EXERCISE DIRECTIONS – Copy the listing below in full and skip every picture.

SOURCE MATERIAL –
○ ○ ○
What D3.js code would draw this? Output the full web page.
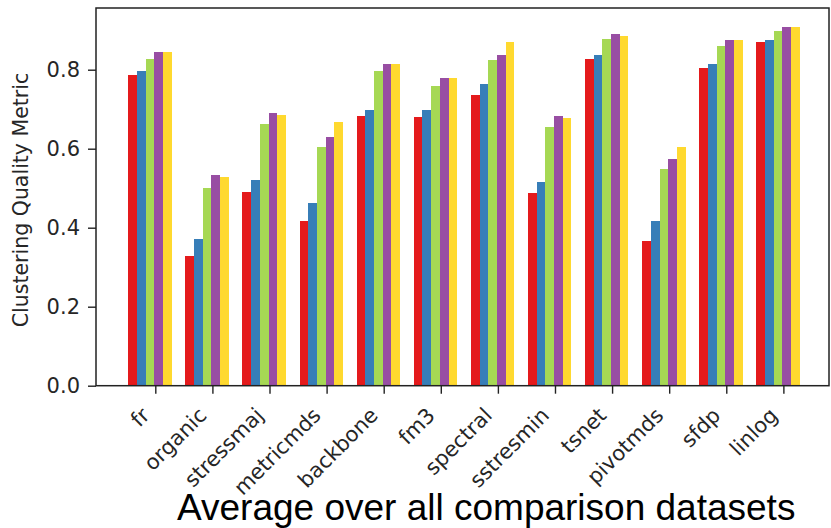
<!DOCTYPE html>
<html>
<head>
<meta charset="utf-8">
<script src="https://cdn.jsdelivr.net/npm/d3@7"></script>
<style>
  html, body { margin: 0; padding: 0; background: #fff; }
  svg { display: block; }
</style>
</head>
<body>
<svg id="chart" width="831" height="528"></svg>
<script>
// ---- data ----
const categories = ["fr", "organic", "stressmaj", "metricmds", "backbone", "fm3",
                    "spectral", "sstresmin", "tsnet", "pivotmds", "sfdp", "linlog"];
const seriesNames = ["series 1", "series 2", "series 3", "series 4", "series 5"];
const series1 = [0.786, 0.329, 0.490, 0.418, 0.683, 0.679, 0.737, 0.487, 0.828, 0.367, 0.805, 0.871];
const series2 = [0.797, 0.371, 0.521, 0.463, 0.698, 0.698, 0.763, 0.516, 0.836, 0.418, 0.814, 0.874];
const series3 = [0.828, 0.501, 0.663, 0.605, 0.797, 0.759, 0.825, 0.655, 0.878, 0.548, 0.859, 0.897];
const series4 = [0.844, 0.533, 0.690, 0.629, 0.814, 0.778, 0.836, 0.682, 0.890, 0.575, 0.874, 0.909];
const series5 = [0.845, 0.529, 0.686, 0.667, 0.814, 0.778, 0.871, 0.678, 0.886, 0.605, 0.874, 0.909];
const yTickValues = [0.0, 0.2, 0.4, 0.6, 0.8];
const colors = ["#e41a1c", "#377eb8", "#a6d854", "#984ea3", "#ffd92f"];
const yLabel = "Clustering Quality Metric";
const title = "Average over all comparison datasets";

const allSeries = [series1, series2, series3, series4, series5];

// ---- layout ----
const svg = d3.select("#chart");
const plot = { left: 96, right: 829, top: 8, bottom: 385.7 };
const barWidth = 0.152;          // in category units
const groupOffset = -0.473;      // left edge of first bar relative to tick

const x = d3.scaleLinear().domain([-1.0387, 11.799]).range([plot.left, plot.right]);
const y = d3.scaleLinear().domain([0, 0.9562]).range([plot.bottom, plot.top]);

// bars
const barData = [];
allSeries.forEach((vals, j) => {
  vals.forEach((v, i) => barData.push({ i, j, v }));
});
svg.append("g").selectAll("rect").data(barData).join("rect")
  .attr("x", d => x(d.i + groupOffset + d.j * barWidth))
  .attr("width", d => x(barWidth) - x(0))
  .attr("y", d => y(d.v))
  .attr("height", d => y(0) - y(d.v))
  .attr("fill", d => colors[d.j])
  .attr("shape-rendering", "crispEdges");

// y axis
const yAxis = d3.axisLeft(y).tickValues(yTickValues).tickFormat(d3.format(".1f"))
  .tickSize(8).tickPadding(8).tickSizeOuter(0);
const gy = svg.append("g").attr("transform", `translate(${plot.left},0)`).call(yAxis);
gy.select(".domain").remove();
gy.selectAll("line").attr("stroke", "#222").attr("stroke-width", 1.4);
gy.selectAll("text").attr("font-family", "DejaVu Sans").attr("font-size", 21)
  .attr("fill", "#262626");

// x axis
const xAxis = d3.axisBottom(x).tickValues(d3.range(categories.length))
  .tickFormat(i => categories[i]).tickSize(8).tickSizeOuter(0);
const gx = svg.append("g").attr("transform", `translate(0,${plot.bottom})`).call(xAxis);
gx.select(".domain").remove();
gx.selectAll("line").attr("stroke", "#222").attr("stroke-width", 1.4);
gx.selectAll("text")
  .attr("font-family", "DejaVu Sans").attr("font-size", 21)
  .attr("fill", "#262626")
  .attr("text-anchor", "end")
  .attr("dy", null).attr("y", null)
  .attr("transform", "translate(-5,31) rotate(-45)");

// frame
svg.append("rect")
  .attr("x", plot.left).attr("y", plot.top)
  .attr("width", plot.right - plot.left).attr("height", plot.bottom - plot.top)
  .attr("fill", "none").attr("stroke", "#222").attr("stroke-width", 1.5);

// y label
svg.append("text")
  .attr("transform", `translate(28,200) rotate(-90)`)
  .attr("text-anchor", "middle")
  .attr("font-family", "DejaVu Sans").attr("font-size", 20.5)
  .attr("fill", "#262626")
  .text(yLabel);

// title
svg.append("text")
  .attr("x", 177).attr("y", 520)
  .attr("font-family", "Liberation Sans, Arial, sans-serif").attr("font-size", 37)
  .attr("fill", "#000")
  .text(title);
</script>
</body>
</html>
○ ○ ○
FINISHED ANSWER –
What D3.js code would draw this? Output the full web page.
<!DOCTYPE html>
<html>
<head>
<meta charset="utf-8">
<script src="https://cdn.jsdelivr.net/npm/d3@7"></script>
<style>
  html, body { margin: 0; padding: 0; background: #fff; }
  svg { display: block; }
</style>
</head>
<body>
<svg id="chart" width="831" height="528"></svg>
<script>
// ---- data ----
const categories = ["fr", "organic", "stressmaj", "metricmds", "backbone", "fm3",
                    "spectral", "sstresmin", "tsnet", "pivotmds", "sfdp", "linlog"];
const seriesNames = ["series 1", "series 2", "series 3", "series 4", "series 5"];
const series1 = [0.786, 0.329, 0.490, 0.418, 0.683, 0.679, 0.737, 0.487, 0.828, 0.367, 0.805, 0.871];
const series2 = [0.797, 0.371, 0.521, 0.463, 0.698, 0.698, 0.763, 0.516, 0.836, 0.418, 0.814, 0.874];
const series3 = [0.828, 0.501, 0.663, 0.605, 0.797, 0.759, 0.825, 0.655, 0.878, 0.548, 0.859, 0.897];
const series4 = [0.844, 0.533, 0.690, 0.629, 0.814, 0.778, 0.836, 0.682, 0.890, 0.575, 0.874, 0.909];
const series5 = [0.845, 0.529, 0.686, 0.667, 0.814, 0.778, 0.871, 0.678, 0.886, 0.605, 0.874, 0.909];
const yTickValues = [0.0, 0.2, 0.4, 0.6, 0.8];
const colors = ["#e41a1c", "#377eb8", "#a6d854", "#984ea3", "#ffd92f"];
const yLabel = "Clustering Quality Metric";
const title = "Average over all comparison datasets";

const allSeries = [series1, series2, series3, series4, series5];

// ---- layout ----
const svg = d3.select("#chart");
const plot = { left: 96, right: 829, top: 8, bottom: 385.7 };
const barWidth = 0.152;          // in category units
const groupOffset = -0.473;      // left edge of first bar relative to tick

const x = d3.scaleLinear().domain([-1.0387, 11.799]).range([plot.left, plot.right]);
const y = d3.scaleLinear().domain([0, 0.9562]).range([plot.bottom, plot.top]);

// bars
const barData = [];
allSeries.forEach((vals, j) => {
  vals.forEach((v, i) => barData.push({ i, j, v }));
});
svg.append("g").selectAll("rect").data(barData).join("rect")
  .attr("x", d => x(d.i + groupOffset + d.j * barWidth))
  .attr("width", d => x(barWidth) - x(0))
  .attr("y", d => y(d.v))
  .attr("height", d => y(0) - y(d.v))
  .attr("fill", d => colors[d.j])
  .attr("shape-rendering", "crispEdges");

// y axis
const yAxis = d3.axisLeft(y).tickValues(yTickValues).tickFormat(d3.format(".1f"))
  .tickSize(8).tickPadding(8).tickSizeOuter(0);
const gy = svg.append("g").attr("transform", `translate(${plot.left},0)`).call(yAxis);
gy.select(".domain").remove();
gy.selectAll("line").attr("stroke", "#222").attr("stroke-width", 1.4);
gy.selectAll("text").attr("font-family", "DejaVu Sans").attr("font-size", 21)
  .attr("fill", "#262626");

// x axis
const xAxis = d3.axisBottom(x).tickValues(d3.range(categories.length))
  .tickFormat(i => categories[i]).tickSize(8).tickSizeOuter(0);
const gx = svg.append("g").attr("transform", `translate(0,${plot.bottom})`).call(xAxis);
gx.select(".domain").remove();
gx.selectAll("line").attr("stroke", "#222").attr("stroke-width", 1.4);
gx.selectAll("text")
  .attr("font-family", "DejaVu Sans").attr("font-size", 21)
  .attr("fill", "#262626")
  .attr("text-anchor", "end")
  .attr("dy", null).attr("y", null)
  .attr("transform", "translate(-5,31) rotate(-45)");

// frame
svg.append("rect")
  .attr("x", plot.left).attr("y", plot.top)
  .attr("width", plot.right - plot.left).attr("height", plot.bottom - plot.top)
  .attr("fill", "none").attr("stroke", "#222").attr("stroke-width", 1.5);

// y label
svg.append("text")
  .attr("transform", `translate(28,200) rotate(-90)`)
  .attr("text-anchor", "middle")
  .attr("font-family", "DejaVu Sans").attr("font-size", 20.5)
  .attr("fill", "#262626")
  .text(yLabel);

// title
svg.append("text")
  .attr("x", 177).attr("y", 520)
  .attr("font-family", "Liberation Sans, Arial, sans-serif").attr("font-size", 37)
  .attr("fill", "#000")
  .text(title);
</script>
</body>
</html>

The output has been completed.